Uston Advanced Counting System
Ken Uston once said that learning the Uston Advanced Count (APC) was no more work than what was required to become an average chess, backgammon or bridge player.
The funny thing was, he didn’t use this system himself. In fact, he created additional systems that are easier to learn and use.
My point? The Uston Advanced Count is a blackjack system with over 163 variations to memorize. It’s not for beginners, or for those dabbling in blackjack strategy. The APC is for intermediate to advanced blackjack only.
Read on at your own risk…
Who Created the Uston Advanced Count?
The Uston Advanced system was created by Ken Uston. He was a professional gambler and writer known for his card counting systems, books, teams, lawsuits and disguises. Over his lifetime he made millions of dollars from casinos, sometimes betting as much as $12,000 per hand.
One story Ken Uston is famous for is his lawsuit against the New Jersey casinos. There is a law in the state that casinos cannot punish advantage players aka ban them from their casinos for counting cards. However, after taking more than $150,000 in the span of 10 days, Ken Uston and his team, were in fact, banned from playing. He turned around, fought the system and won. As a result the casinos had to change their games, which included shuffling the decks more often, using more decks and changing the rules to increase the house edge.

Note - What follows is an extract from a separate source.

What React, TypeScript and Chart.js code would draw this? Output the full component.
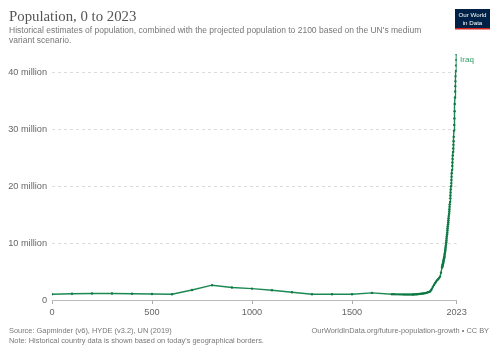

How Easy is it to Learn the Uston Advanced Count?
The Uston Advanced Count is a difficult card counting strategy to learn. It’s not for beginners. If you’re a first timer looking for a card counting system, the Hi/Lo or Knock-Out System will be much better for you.
To give you some perspective, the Uston Advanced Count is a level 3 card counting system. That’s out of 4 levels, with the 4th being the most difficult. Using this system you’ll have to memorize and assign 1 of 5 different values to each card. In addition, you’ll need to keep a side count for aces and calculate the true count.
On the plus side, the Uston Advanced Count is effective. It ranks well for insurance betting at 90 percent accuracy, and correlated betting at 91 percent. Done correctly the house edge will swing as high as 1 percent in favor of the player.
That being said, there are other card counting systems that will give players a 1 percent edge, too. So you’ll have to determine how much more of an edge learning this system will give you, compared to learning a level 1 or 2 system. As I said in the beginning, Uston noticed how difficult this system was for beginners to learn. So he created other systems for lesser experienced players to use. I’m going to cover one of them below called the Uston Advanced Plus-Minus System.
How to Use the APC System
The Uston Advanced Count assigns a value to each card. The cards and the values you will assign to each are as follows:
- 2, 8 – Count +1
- 9 – Count -1
- 3, 4, 6, 7 – Count +2
- 5 – Count +3
- 10, J, Q, K – Count -3
- A – Count 0
This is a balanced count system. What that means is if you count through an entire deck of cards (correctly) you should end up with a count of 0.
For example, say you were dealt the following cards:
2, 3, 6, K, A, A, 4, 9
You would assign the following values, all the while keeping a running count:
+1 (+1), +2 (+3), +2 (+5), -3 (+2), 0 (+2), 0 (+2), +2 (+4), -1 (+3)
So your current count would be a +3. That means the deck is richer with 10-point cards, which puts the odds in our favor. So based on a bet spread you’d want to wager a couple of additional units. However, you’ll want to keep a true count to know for sure how much to bet. To do that you take your count and divide it by the number of decks left in play. For example, if your running count was 3 and there were 1.5 decks left, you’d end up with a +2. This "true count" will give you a more accurate idea as to what to bet (according to your bet spread guidelines — this varies, there is no set guideline).
Keep in mind, too, that the APC System does not track aces. You’ll need to keep a side count. The best way to do that is to multiply 4 by the number of decks you’re playing with to get a total number of aces. Then for every ace you see subtract 1 from your total.
How to Use the Uston Advanced Plus-Minus System
The Uston Advanced Plus-Minus System is similar to the Hi/Lo System in that you only assign a +1, 0 or -1 to each card. This is considered a level one card counting system. Here are the cards and the value for each one:
- 2, 3, 4, 5, 6, 7 – Count +1
- 8, 9 – Count 0
- 10, J, Q, K, A – Count -1
This system was created primarily for hand-held blackjack games, which you don’t see in casinos anymore (due to players like Ken Uston exploiting them). However, from what I understand it can still be used for multi-deck blackjack games. If you use this system you’ll need to keep a true count. So if that’s a problem you’ll want to use the Knock-Out System instead.
Books That Mention the System
The two books that "detail everything Ken knows about blackjack," include Million Dollar Blackjack and Ken Uston on Blackjack.
If you want to read non-APC material, then Ken Uston has also (co) written One Third of a Shoe and The Big Player. These talk more or less about beating the house, building a team that beat the Resorts International and very basic instructions on how to beat the casinos at blackjack in Atlantic City and Las Vegas.